Given exercise: Write out the listing below exactly, and omit any images you find in it.

Data block:
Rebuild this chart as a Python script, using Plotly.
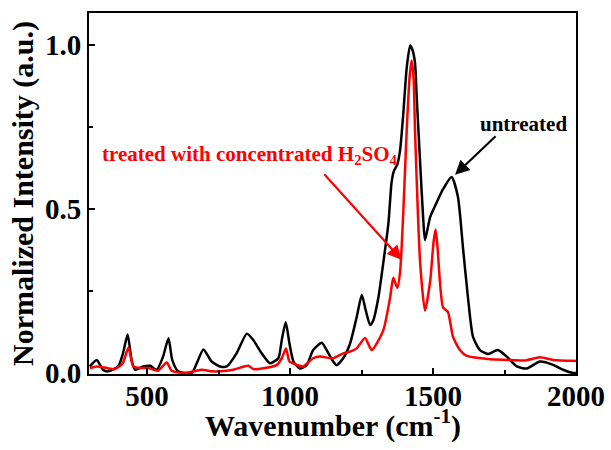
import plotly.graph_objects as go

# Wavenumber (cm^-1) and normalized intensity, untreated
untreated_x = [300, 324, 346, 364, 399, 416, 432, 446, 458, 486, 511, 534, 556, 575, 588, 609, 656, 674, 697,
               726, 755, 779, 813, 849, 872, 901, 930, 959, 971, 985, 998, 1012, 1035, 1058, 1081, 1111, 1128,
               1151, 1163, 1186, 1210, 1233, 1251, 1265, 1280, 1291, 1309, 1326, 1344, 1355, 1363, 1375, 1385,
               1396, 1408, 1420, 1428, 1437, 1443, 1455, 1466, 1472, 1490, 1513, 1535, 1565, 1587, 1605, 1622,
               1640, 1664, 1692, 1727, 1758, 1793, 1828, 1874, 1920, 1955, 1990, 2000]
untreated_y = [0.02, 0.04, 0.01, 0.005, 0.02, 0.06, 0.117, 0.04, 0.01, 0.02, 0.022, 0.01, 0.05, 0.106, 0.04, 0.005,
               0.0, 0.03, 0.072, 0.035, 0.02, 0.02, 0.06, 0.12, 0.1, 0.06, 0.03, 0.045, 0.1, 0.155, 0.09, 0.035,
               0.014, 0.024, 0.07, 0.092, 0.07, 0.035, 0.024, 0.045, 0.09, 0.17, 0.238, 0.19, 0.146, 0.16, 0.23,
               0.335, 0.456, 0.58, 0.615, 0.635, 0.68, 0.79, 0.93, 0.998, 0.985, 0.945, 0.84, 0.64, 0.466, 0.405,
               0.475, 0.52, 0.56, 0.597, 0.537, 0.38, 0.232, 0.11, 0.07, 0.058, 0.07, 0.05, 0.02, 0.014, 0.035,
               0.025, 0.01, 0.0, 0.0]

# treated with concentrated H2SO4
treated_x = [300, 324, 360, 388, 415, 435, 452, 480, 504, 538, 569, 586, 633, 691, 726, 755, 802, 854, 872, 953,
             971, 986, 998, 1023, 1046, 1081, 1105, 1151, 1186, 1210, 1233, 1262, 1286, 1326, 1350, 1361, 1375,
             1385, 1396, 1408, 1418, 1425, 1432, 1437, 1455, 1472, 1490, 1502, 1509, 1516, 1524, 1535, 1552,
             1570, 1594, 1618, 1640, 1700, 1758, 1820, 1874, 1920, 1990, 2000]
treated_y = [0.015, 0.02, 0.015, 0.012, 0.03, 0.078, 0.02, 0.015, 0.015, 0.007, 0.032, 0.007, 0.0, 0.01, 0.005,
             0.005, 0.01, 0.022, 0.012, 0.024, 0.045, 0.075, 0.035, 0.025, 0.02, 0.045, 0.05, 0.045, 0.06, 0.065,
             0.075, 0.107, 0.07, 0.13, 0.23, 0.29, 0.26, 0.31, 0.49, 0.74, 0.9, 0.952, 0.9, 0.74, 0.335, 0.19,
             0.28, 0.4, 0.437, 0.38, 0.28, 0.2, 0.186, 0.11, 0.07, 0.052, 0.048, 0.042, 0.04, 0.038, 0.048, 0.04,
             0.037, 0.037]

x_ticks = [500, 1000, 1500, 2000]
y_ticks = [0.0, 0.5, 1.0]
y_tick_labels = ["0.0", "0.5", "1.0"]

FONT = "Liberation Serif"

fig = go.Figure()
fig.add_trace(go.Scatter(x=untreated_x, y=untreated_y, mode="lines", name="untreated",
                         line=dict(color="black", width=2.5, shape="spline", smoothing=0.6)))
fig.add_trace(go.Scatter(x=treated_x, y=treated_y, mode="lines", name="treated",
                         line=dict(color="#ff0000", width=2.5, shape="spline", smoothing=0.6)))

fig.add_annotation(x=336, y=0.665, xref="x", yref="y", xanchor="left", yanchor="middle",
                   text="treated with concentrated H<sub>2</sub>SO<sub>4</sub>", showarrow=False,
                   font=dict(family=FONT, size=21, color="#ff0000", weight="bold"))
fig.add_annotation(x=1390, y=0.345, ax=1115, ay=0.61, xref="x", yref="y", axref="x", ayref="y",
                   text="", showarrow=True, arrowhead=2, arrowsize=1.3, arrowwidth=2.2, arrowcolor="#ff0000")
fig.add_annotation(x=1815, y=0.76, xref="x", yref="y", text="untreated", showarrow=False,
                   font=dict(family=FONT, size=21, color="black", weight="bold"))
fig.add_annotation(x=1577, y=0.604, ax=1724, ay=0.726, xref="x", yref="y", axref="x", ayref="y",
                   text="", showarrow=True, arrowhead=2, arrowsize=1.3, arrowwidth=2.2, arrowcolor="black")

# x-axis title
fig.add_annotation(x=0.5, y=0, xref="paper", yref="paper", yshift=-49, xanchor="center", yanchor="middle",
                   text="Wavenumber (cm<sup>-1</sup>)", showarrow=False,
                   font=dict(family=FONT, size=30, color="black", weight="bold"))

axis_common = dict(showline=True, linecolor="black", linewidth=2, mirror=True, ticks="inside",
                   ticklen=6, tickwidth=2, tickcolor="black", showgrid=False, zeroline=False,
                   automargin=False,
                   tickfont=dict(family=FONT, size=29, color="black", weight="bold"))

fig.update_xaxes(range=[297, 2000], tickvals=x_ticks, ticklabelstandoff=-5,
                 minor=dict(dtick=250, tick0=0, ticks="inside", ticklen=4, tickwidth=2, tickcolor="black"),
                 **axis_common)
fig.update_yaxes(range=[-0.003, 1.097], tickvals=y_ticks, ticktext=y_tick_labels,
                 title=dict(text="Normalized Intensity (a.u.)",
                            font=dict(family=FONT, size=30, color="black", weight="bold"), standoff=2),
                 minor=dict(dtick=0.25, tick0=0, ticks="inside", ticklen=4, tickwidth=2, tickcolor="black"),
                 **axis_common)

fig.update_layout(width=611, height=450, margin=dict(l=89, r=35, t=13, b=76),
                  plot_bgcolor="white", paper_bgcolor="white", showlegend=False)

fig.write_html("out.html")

Solution to the problem:
Rebuild this chart as a Python script, using Plotly.
import plotly.graph_objects as go

# Wavenumber (cm^-1) and normalized intensity, untreated
untreated_x = [300, 324, 346, 364, 399, 416, 432, 446, 458, 486, 511, 534, 556, 575, 588, 609, 656, 674, 697,
               726, 755, 779, 813, 849, 872, 901, 930, 959, 971, 985, 998, 1012, 1035, 1058, 1081, 1111, 1128,
               1151, 1163, 1186, 1210, 1233, 1251, 1265, 1280, 1291, 1309, 1326, 1344, 1355, 1363, 1375, 1385,
               1396, 1408, 1420, 1428, 1437, 1443, 1455, 1466, 1472, 1490, 1513, 1535, 1565, 1587, 1605, 1622,
               1640, 1664, 1692, 1727, 1758, 1793, 1828, 1874, 1920, 1955, 1990, 2000]
untreated_y = [0.02, 0.04, 0.01, 0.005, 0.02, 0.06, 0.117, 0.04, 0.01, 0.02, 0.022, 0.01, 0.05, 0.106, 0.04, 0.005,
               0.0, 0.03, 0.072, 0.035, 0.02, 0.02, 0.06, 0.12, 0.1, 0.06, 0.03, 0.045, 0.1, 0.155, 0.09, 0.035,
               0.014, 0.024, 0.07, 0.092, 0.07, 0.035, 0.024, 0.045, 0.09, 0.17, 0.238, 0.19, 0.146, 0.16, 0.23,
               0.335, 0.456, 0.58, 0.615, 0.635, 0.68, 0.79, 0.93, 0.998, 0.985, 0.945, 0.84, 0.64, 0.466, 0.405,
               0.475, 0.52, 0.56, 0.597, 0.537, 0.38, 0.232, 0.11, 0.07, 0.058, 0.07, 0.05, 0.02, 0.014, 0.035,
               0.025, 0.01, 0.0, 0.0]

# treated with concentrated H2SO4
treated_x = [300, 324, 360, 388, 415, 435, 452, 480, 504, 538, 569, 586, 633, 691, 726, 755, 802, 854, 872, 953,
             971, 986, 998, 1023, 1046, 1081, 1105, 1151, 1186, 1210, 1233, 1262, 1286, 1326, 1350, 1361, 1375,
             1385, 1396, 1408, 1418, 1425, 1432, 1437, 1455, 1472, 1490, 1502, 1509, 1516, 1524, 1535, 1552,
             1570, 1594, 1618, 1640, 1700, 1758, 1820, 1874, 1920, 1990, 2000]
treated_y = [0.015, 0.02, 0.015, 0.012, 0.03, 0.078, 0.02, 0.015, 0.015, 0.007, 0.032, 0.007, 0.0, 0.01, 0.005,
             0.005, 0.01, 0.022, 0.012, 0.024, 0.045, 0.075, 0.035, 0.025, 0.02, 0.045, 0.05, 0.045, 0.06, 0.065,
             0.075, 0.107, 0.07, 0.13, 0.23, 0.29, 0.26, 0.31, 0.49, 0.74, 0.9, 0.952, 0.9, 0.74, 0.335, 0.19,
             0.28, 0.4, 0.437, 0.38, 0.28, 0.2, 0.186, 0.11, 0.07, 0.052, 0.048, 0.042, 0.04, 0.038, 0.048, 0.04,
             0.037, 0.037]

x_ticks = [500, 1000, 1500, 2000]
y_ticks = [0.0, 0.5, 1.0]
y_tick_labels = ["0.0", "0.5", "1.0"]

FONT = "Liberation Serif"

fig = go.Figure()
fig.add_trace(go.Scatter(x=untreated_x, y=untreated_y, mode="lines", name="untreated",
                         line=dict(color="black", width=2.5, shape="spline", smoothing=0.6)))
fig.add_trace(go.Scatter(x=treated_x, y=treated_y, mode="lines", name="treated",
                         line=dict(color="#ff0000", width=2.5, shape="spline", smoothing=0.6)))

fig.add_annotation(x=336, y=0.665, xref="x", yref="y", xanchor="left", yanchor="middle",
                   text="treated with concentrated H<sub>2</sub>SO<sub>4</sub>", showarrow=False,
                   font=dict(family=FONT, size=21, color="#ff0000", weight="bold"))
fig.add_annotation(x=1390, y=0.345, ax=1115, ay=0.61, xref="x", yref="y", axref="x", ayref="y",
                   text="", showarrow=True, arrowhead=2, arrowsize=1.3, arrowwidth=2.2, arrowcolor="#ff0000")
fig.add_annotation(x=1815, y=0.76, xref="x", yref="y", text="untreated", showarrow=False,
                   font=dict(family=FONT, size=21, color="black", weight="bold"))
fig.add_annotation(x=1577, y=0.604, ax=1724, ay=0.726, xref="x", yref="y", axref="x", ayref="y",
                   text="", showarrow=True, arrowhead=2, arrowsize=1.3, arrowwidth=2.2, arrowcolor="black")

# x-axis title
fig.add_annotation(x=0.5, y=0, xref="paper", yref="paper", yshift=-49, xanchor="center", yanchor="middle",
                   text="Wavenumber (cm<sup>-1</sup>)", showarrow=False,
                   font=dict(family=FONT, size=30, color="black", weight="bold"))

axis_common = dict(showline=True, linecolor="black", linewidth=2, mirror=True, ticks="inside",
                   ticklen=6, tickwidth=2, tickcolor="black", showgrid=False, zeroline=False,
                   automargin=False,
                   tickfont=dict(family=FONT, size=29, color="black", weight="bold"))

fig.update_xaxes(range=[297, 2000], tickvals=x_ticks, ticklabelstandoff=-5,
                 minor=dict(dtick=250, tick0=0, ticks="inside", ticklen=4, tickwidth=2, tickcolor="black"),
                 **axis_common)
fig.update_yaxes(range=[-0.003, 1.097], tickvals=y_ticks, ticktext=y_tick_labels,
                 title=dict(text="Normalized Intensity (a.u.)",
                            font=dict(family=FONT, size=30, color="black", weight="bold"), standoff=2),
                 minor=dict(dtick=0.25, tick0=0, ticks="inside", ticklen=4, tickwidth=2, tickcolor="black"),
                 **axis_common)

fig.update_layout(width=611, height=450, margin=dict(l=89, r=35, t=13, b=76),
                  plot_bgcolor="white", paper_bgcolor="white", showlegend=False)

fig.write_html("out.html")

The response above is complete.